Search the data for the string "chart" and extract every line where it appears.

◇ ◇ ◇

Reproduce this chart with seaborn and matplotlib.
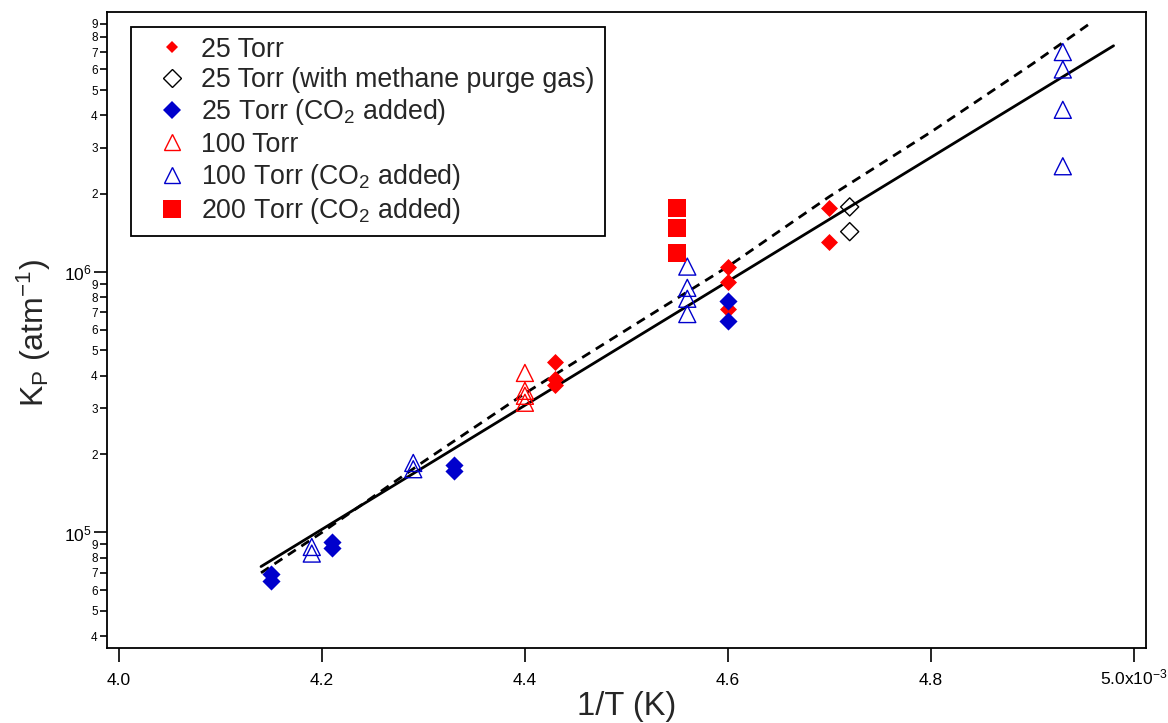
import matplotlib
matplotlib.use("Agg")
import matplotlib.pyplot as plt
import matplotlib.ticker as mticker
from matplotlib.lines import Line2D
import seaborn as sns
import numpy as np

# ---------------- data (x in units of 1e-3 K^-1) ----------------
x_25 = [4.43, 4.43, 4.43, 4.60, 4.60, 4.60, 4.70, 4.70]
y_25 = [4.5e5, 3.9e5, 3.7e5, 1.05e6, 9.2e5, 7.2e5, 1.77e6, 1.31e6]

x_25_methane = [4.72, 4.72]
y_25_methane = [1.78e6, 1.43e6]

x_25_co2 = [4.15, 4.15, 4.21, 4.21, 4.33, 4.33, 4.60, 4.60]
y_25_co2 = [6.9e4, 6.5e4, 9.2e4, 8.7e4, 1.82e5, 1.72e5, 7.75e5, 6.5e5]

x_100 = [4.40, 4.40, 4.40, 4.40]
y_100 = [4.1e5, 3.5e5, 3.35e5, 3.15e5]

x_100_co2 = [4.19, 4.19, 4.29, 4.29, 4.56, 4.56, 4.56, 4.56, 4.93, 4.93, 4.93, 4.93]
y_100_co2 = [8.8e4, 8.3e4, 1.85e5, 1.75e5, 1.05e6, 8.7e5, 7.9e5, 6.9e5,
             7.0e6, 6.0e6, 4.2e6, 2.55e6]

x_200_co2 = [4.55, 4.55, 4.55]
y_200_co2 = [1.77e6, 1.48e6, 1.18e6]

fit_x = [4.14, 4.98]
fit_y = [7.4e4, 7.4e6]

model_x = [4.14, 4.20, 4.30, 4.40, 4.50, 4.60, 4.70, 4.80, 4.90, 4.96]
model_y = [7.0e4, 1.0e5, 1.87e5, 3.42e5, 6.0e5, 1.05e6, 1.95e6, 3.45e6, 6.3e6, 9.2e6]

x_ticks = [4.0, 4.2, 4.4, 4.6, 4.8, 5.0]
x_tick_labels = ["4.0", "4.2", "4.4", "4.6", "4.8", "5.0x10$^{-3}$"]
y_major_ticks = [1e5, 1e6]

legend_labels = ["25 Torr", "25 Torr (with methane purge gas)", "25 Torr (CO$_2$ added)",
                 "100 Torr", "100 Torr (CO$_2$ added)", "200 Torr (CO$_2$ added)"]

# ---------------- style ----------------
sns.set_theme(style="ticks")
plt.rcParams["font.family"] = ["Liberation Sans", "DejaVu Sans"]
plt.rcParams["mathtext.fontset"] = "custom"
plt.rcParams["mathtext.rm"] = "Liberation Sans"
plt.rcParams["mathtext.it"] = "Liberation Sans:italic"
plt.rcParams["mathtext.bf"] = "Liberation Sans:bold"
plt.rcParams["mathtext.default"] = "regular"

RED = "#ff0000"
BLUE = "#0000cc"

fig = plt.figure(figsize=(11.68, 7.23), dpi=100)
ax = fig.add_axes([0.0914, 0.1037, 0.8898, 0.8801])
ax.set_facecolor("white")

# lines
sns.lineplot(x=model_x, y=model_y, ax=ax, color="black", lw=2.0,
             linestyle=(0, (3.4, 2.4)), sort=False, estimator=None, zorder=2)
sns.lineplot(x=fit_x, y=fit_y, ax=ax, color="black", lw=2.0,
             sort=False, estimator=None, zorder=2)

# points
sns.scatterplot(x=x_25, y=y_25, ax=ax, marker="D", s=75, color=RED,
                edgecolor=RED, linewidth=0, legend=False, zorder=3)
sns.scatterplot(x=x_25_methane, y=y_25_methane, ax=ax, marker="D", s=85,
                color="black", facecolor="none", edgecolor="black",
                linewidth=1.0, legend=False, zorder=3)
sns.scatterplot(x=x_25_co2, y=y_25_co2, ax=ax, marker="D", s=85, color=BLUE,
                edgecolor=BLUE, linewidth=0, legend=False, zorder=3)
sns.scatterplot(x=x_100, y=y_100, ax=ax, marker="^", s=150, color=RED,
                facecolor="none", edgecolor=RED, linewidth=1.0,
                legend=False, zorder=3)
sns.scatterplot(x=x_100_co2, y=y_100_co2, ax=ax, marker="^", s=150, color=BLUE,
                facecolor="none", edgecolor=BLUE, linewidth=1.0,
                legend=False, zorder=3)
sns.scatterplot(x=x_200_co2, y=y_200_co2, ax=ax, marker="s", s=165, color=RED,
                edgecolor=RED, linewidth=0, legend=False, zorder=3)

# axes
ax.set_yscale("log")
ax.set_xlim(3.988, 5.012)
ax.set_ylim(3.6e4, 1.0e7)

ax.set_xticks(x_ticks)
ax.set_xticklabels(x_tick_labels)
ax.xaxis.set_minor_locator(mticker.NullLocator())
for lab in ax.get_xticklabels():
    lab.set_verticalalignment("baseline")

ax.yaxis.set_major_locator(mticker.FixedLocator(y_major_ticks))
ax.yaxis.set_major_formatter(mticker.FuncFormatter(
    lambda v, p: "10$^{%d}$" % int(round(np.log10(v)))))
ax.yaxis.set_minor_locator(mticker.LogLocator(base=10, subs=np.arange(2, 10), numticks=20))
ax.yaxis.set_minor_formatter(mticker.FuncFormatter(
    lambda v, p: "%d" % int(round(v / 10 ** np.floor(np.log10(v) + 1e-9)))))

ax.tick_params(axis="x", which="major", direction="out", length=10, width=1.2,
               labelsize=12.5, pad=16.5, colors="black", top=False)
ax.tick_params(axis="y", which="major", direction="out", length=9.5, width=1.2,
               labelsize=12.5, pad=1.5, colors="black", right=False)
ax.tick_params(axis="y", which="minor", direction="out", length=5, width=1.2,
               labelsize=8.5, pad=1.5, colors="black", right=False)

for sp in ax.spines.values():
    sp.set_visible(True)
    sp.set_color("black")
    sp.set_linewidth(1.3)

ax.set_xlabel("1/T (K)", fontsize=23.5)
ax.xaxis.set_label_coords(0.5, -0.068)
ax.xaxis.label.set_verticalalignment("top")
ax.set_ylabel("K$_\\mathregular{P}$ (atm$^{-1}$)", fontsize=23)
ax.yaxis.set_label_coords(-0.052, 0.495)

# legend
handles = [
    Line2D([], [], ls="none", marker="D", ms=6.5, mfc=RED, mec=RED, mew=0),
    Line2D([], [], ls="none", marker="D", ms=9, mfc="none", mec="black", mew=1.0),
    Line2D([], [], ls="none", marker="D", ms=9, mfc=BLUE, mec=BLUE, mew=0),
    Line2D([], [], ls="none", marker="^", ms=12, mfc="none", mec=RED, mew=1.0),
    Line2D([], [], ls="none", marker="^", ms=12, mfc="none", mec=BLUE, mew=1.0),
    Line2D([], [], ls="none", marker="s", ms=13, mfc=RED, mec=RED, mew=0),
]
leg = ax.legend(handles, legend_labels, loc="upper left",
                bbox_to_anchor=(0.0232, 0.9765), borderaxespad=0,
                fontsize=19.3, frameon=True, fancybox=False, framealpha=1,
                edgecolor="black", borderpad=0.38, labelspacing=0.16,
                handlelength=2.33, handletextpad=-0.08)
leg.get_frame().set_linewidth(1.3)

fig.savefig("out.png", dpi=100, facecolor="white")
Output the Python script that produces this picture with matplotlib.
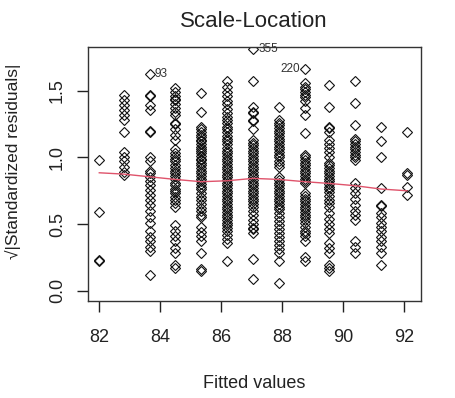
import numpy as np
import matplotlib.pyplot as plt

plt.rcParams['font.family'] = ['Liberation Sans', 'DejaVu Sans']

# fitted value of each column of points
fitted = [82.0, 82.8, 83.65, 84.5, 85.35, 86.2, 87.05, 87.9, 88.75, 89.55, 90.4, 91.25, 92.1]

# sqrt|standardized residuals| per fitted value
col1 = [0.98, 0.59, 0.23, 0.22]
col2 = [1.47, 1.43, 1.39, 1.355, 1.32, 1.28, 1.19, 1.04, 1.005, 0.97, 0.93, 0.89, 0.87]
col3 = [1.625, 1.47, 1.46, 1.39, 1.355, 1.20, 1.19, 1.005, 0.97, 0.895, 0.885, 0.855,
        0.82, 0.795, 0.755, 0.72, 0.68, 0.645, 0.595, 0.555, 0.505, 0.445, 0.405,
        0.37, 0.33, 0.295, 0.12]
col4 = [1.52, 1.49, 1.46, 1.44, 1.43, 1.40, 1.37, 1.34, 1.32, 1.26, 1.25, 1.21, 1.17,
        1.13, 1.06, 1.03, 1.01, 0.99, 0.97, 0.94, 0.92, 0.90, 0.88, 0.86, 0.84, 0.81,
        0.79, 0.76, 0.75, 0.73, 0.70, 0.68, 0.66, 0.63, 0.49, 0.45, 0.41, 0.37, 0.32,
        0.28, 0.19, 0.17]
col5 = [1.48, 1.34, 1.23, 1.21, 1.19, 1.17, 1.15, 1.13, 1.12, 1.10, 1.08, 1.06, 1.05,
        1.03, 1.01, 0.99, 0.98, 0.96, 0.94, 0.92, 0.90, 0.88, 0.86, 0.84, 0.82, 0.80,
        0.78, 0.76, 0.73, 0.70, 0.68, 0.65, 0.62, 0.60, 0.57, 0.555, 0.48, 0.44, 0.41,
        0.37, 0.28, 0.16, 0.15]
col6 = [1.57, 1.53, 1.49, 1.46, 1.42, 1.40, 1.36, 1.33, 1.30, 1.28, 1.26, 1.23, 1.21,
        1.19, 1.16, 1.14, 1.12, 1.10, 1.07, 1.05, 1.03, 1.01, 0.99, 0.97, 0.95, 0.93,
        0.91, 0.89, 0.87, 0.85, 0.83, 0.81, 0.79, 0.77, 0.75, 0.73, 0.71, 0.69, 0.67,
        0.65, 0.63, 0.61, 0.59, 0.57, 0.55, 0.53, 0.51, 0.49, 0.47, 0.45, 0.42, 0.39,
        0.36, 0.22]
col7 = [1.81, 1.57, 1.38, 1.34, 1.33, 1.28, 1.27, 1.21, 1.13, 1.11, 1.09, 1.07, 1.05,
        1.03, 1.01, 0.99, 0.97, 0.95, 0.93, 0.91, 0.89, 0.87, 0.85, 0.83, 0.81, 0.79,
        0.77, 0.75, 0.73, 0.71, 0.69, 0.67, 0.65, 0.63, 0.60, 0.57, 0.53, 0.50, 0.47,
        0.46, 0.43, 0.24, 0.09]
col8 = [1.38, 1.28, 1.26, 1.24, 1.22, 1.20, 1.18, 1.16, 1.14, 1.12, 1.10, 1.08, 1.06,
        1.04, 1.02, 1.00, 0.97, 0.95, 0.93, 0.855, 0.83, 0.81, 0.79, 0.77, 0.75, 0.73,
        0.71, 0.69, 0.67, 0.65, 0.63, 0.61, 0.58, 0.55, 0.52, 0.49, 0.46, 0.43, 0.40,
        0.37, 0.34, 0.31, 0.28, 0.22, 0.055]
col9 = [1.66, 1.56, 1.53, 1.51, 1.49, 1.47, 1.45, 1.42, 1.37, 1.32, 1.18, 1.02, 1.00,
        0.98, 0.96, 0.94, 0.92, 0.90, 0.88, 0.86, 0.84, 0.82, 0.81, 0.73, 0.71, 0.69,
        0.67, 0.65, 0.63, 0.61, 0.59, 0.57, 0.55, 0.53, 0.51, 0.48, 0.45, 0.43, 0.41,
        0.37, 0.255, 0.22]
col10 = [1.54, 1.38, 1.23, 1.22, 1.19, 1.13, 1.10, 1.07, 1.04, 1.005, 0.96, 0.94, 0.92,
         0.90, 0.88, 0.86, 0.84, 0.82, 0.80, 0.78, 0.76, 0.74, 0.71, 0.68, 0.66, 0.63,
         0.58, 0.54, 0.50, 0.46, 0.43, 0.355, 0.32, 0.28, 0.19, 0.17, 0.145]
col11 = [1.57, 1.405, 1.24, 1.14, 1.12, 1.10, 1.08, 1.06, 1.04, 1.02, 1.00, 0.98, 0.805,
         0.77, 0.73, 0.69, 0.645, 0.60, 0.57, 0.53, 0.37, 0.33, 0.28]
col12 = [1.23, 1.12, 1.005, 0.77, 0.645, 0.635, 0.58, 0.55, 0.51, 0.48, 0.45, 0.405,
         0.37, 0.33, 0.28, 0.19]
col13 = [1.19, 0.88, 0.87, 0.78, 0.72]
columns = [col1, col2, col3, col4, col5, col6, col7, col8, col9, col10, col11, col12, col13]

# smoother (red line)
smooth_y = [0.885, 0.875, 0.855, 0.835, 0.818, 0.825, 0.843, 0.835, 0.818, 0.805,
            0.788, 0.763, 0.75]

# labelled extreme points: (column index, label, side)
outliers = [(2, '93', 'right'), (6, '355', 'right'), (8, '220', 'left')]

x = np.concatenate([[f] * len(c) for f, c in zip(fitted, columns)])
y = np.concatenate(columns)

fig = plt.figure(figsize=(4.56, 3.98), dpi=100)
ax = fig.add_axes([0.193, 0.2437, 0.730, 0.638])

ax.plot(x, y, ls='none', marker='D', ms=4.8, mfc='none', mec='#111111', mew=0.8)
ax.plot(fitted, smooth_y, color='#DF536B', lw=1.0)

for i, lab, side in outliers:
    px, py = fitted[i], columns[i][0]
    dx = 0.17 if side == 'right' else -0.17
    ax.text(px + dx, py, lab, fontsize=8.5, color='#333333',
            ha='left' if side == 'right' else 'right', va='center')

ax.set_xlim(81.63, 92.56)
ax.set_ylim(-0.077, 1.828)
ax.set_xticks([82, 84, 86, 88, 90, 92])
ax.set_yticks([0.0, 0.5, 1.0, 1.5])
ax.set_yticklabels(['0.0', '0.5', '1.0', '1.5'], rotation=90, va='center')

ax.tick_params(axis='both', direction='out', length=8, width=1.0, labelsize=13,
               colors='#222222')
ax.tick_params(axis='x', pad=12.5)
ax.tick_params(axis='y', pad=8)
for s in ax.spines.values():
    s.set_linewidth(1.0)
    s.set_color('#333333')

ax.set_xlabel('Fitted values', fontsize=13, color='#222222')
ax.xaxis.set_label_coords(0.5, -0.291)
ax.set_ylabel('\u221a|Standardized residuals|', fontsize=12.5, color='#222222')
ax.yaxis.set_label_coords(-0.200, 0.55)

fig.text(0.556, 0.945, 'Scale-Location', fontsize=16, ha='center', va='center',
         color='#222222')

fig.savefig('out.png', dpi=100)
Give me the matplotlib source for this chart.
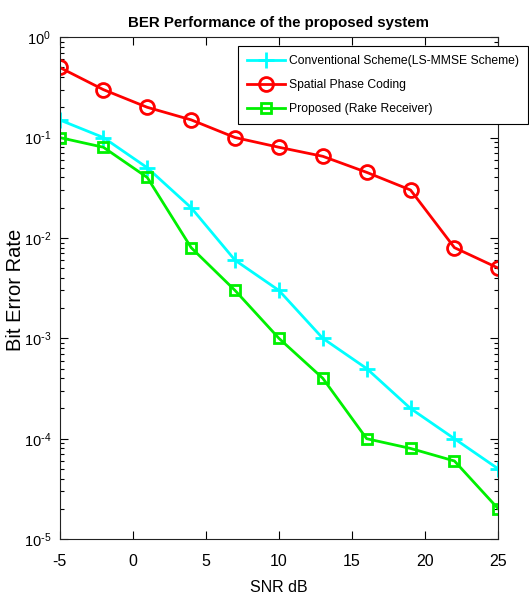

◇ ◇ ◇

> THE ANSWER:
Reproduce this chart with seaborn and matplotlib.
Give me the matplotlib source for this chart.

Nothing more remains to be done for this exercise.